Exploding Job Offers Are Bullshit

A friend recently asked me for help in choosing among a few job offers. This is always a fun challenge, but a detail stuck out. He said, “this offer expires tomorrow, so I need to decide quickly”.

This tactic in recruiting is bullshit, and it’s time for candidates to stop obeying so willingly.

Exploding Job Offer

If a company likes you, they will continue to like you tomorrow. They’ll like you a week from now too. Nothing changed with your relationship, so their opinion shouldn’t change.

The reason companies make these bounds is to get a faster answer. It is a psychological ploy to manipulate candidates to make a decision. It also might help squeeze out the competition. Rather than make a rushed hiring decision (which is correctly viewed as a bad idea), a competing company might never make an offer because of the forced rushed timeline.

Rushed decisions are bad for candidates. Joining a company is a very important decision with a lot of factors to weigh, and rushing makes it more likely to make a mistake. It also puts an adversarial stance between a company and an employee. The recruiting team typically isn’t a future direct coworker, but playing hardball will still hurt the relationship with the company overall.

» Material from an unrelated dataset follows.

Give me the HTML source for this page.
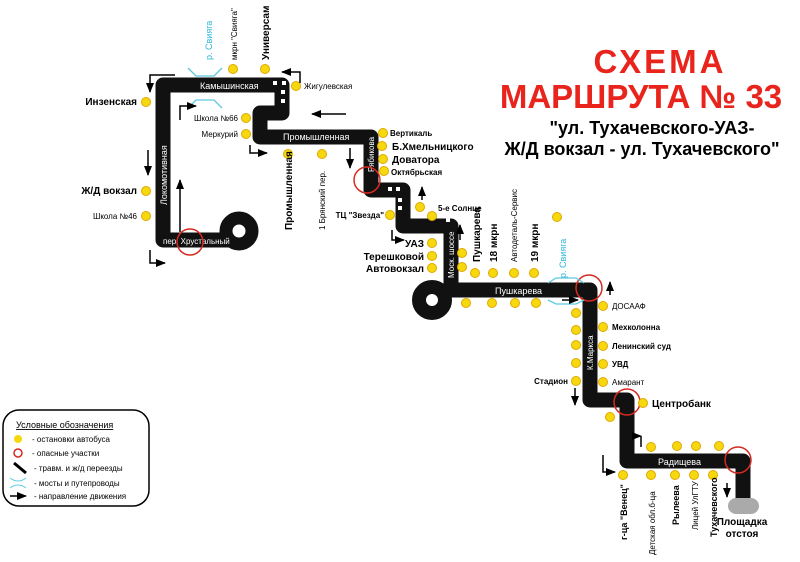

Companies might make the argument that not being committed shows a lack of passion for the position. Passion is certainly one of the key areas that should be used in assessing candidates. But another dimension to personality is being conscientious and thoughtful. What might be perceived as a lack of passion could just be good decision making.

From my perspective as an employer at YesGraph, do I want employees that are blown down so easily? What if the next such issue affects something like product judgement or strategy? I want people that are considerate and operate from first principles, not those that bend to flimsy declared constraints.

Two Caveats

There might be other things going on within the company, so I recommend only to question the claims, not completely deny them. Perhaps you’re applying for an internship and there are only a few slots. Others are going to get offers and they’ll accept the first five that say yes. This isn’t an artificial date but a structural constraint you should respect.

There is a difference between being conscientious and indecisive. It helps everyone if you try to think critically as early as possible about what kind of position, company, and culture you’re looking for as a job seeker. Not knowing yourself is a poor excuse to delay an answer.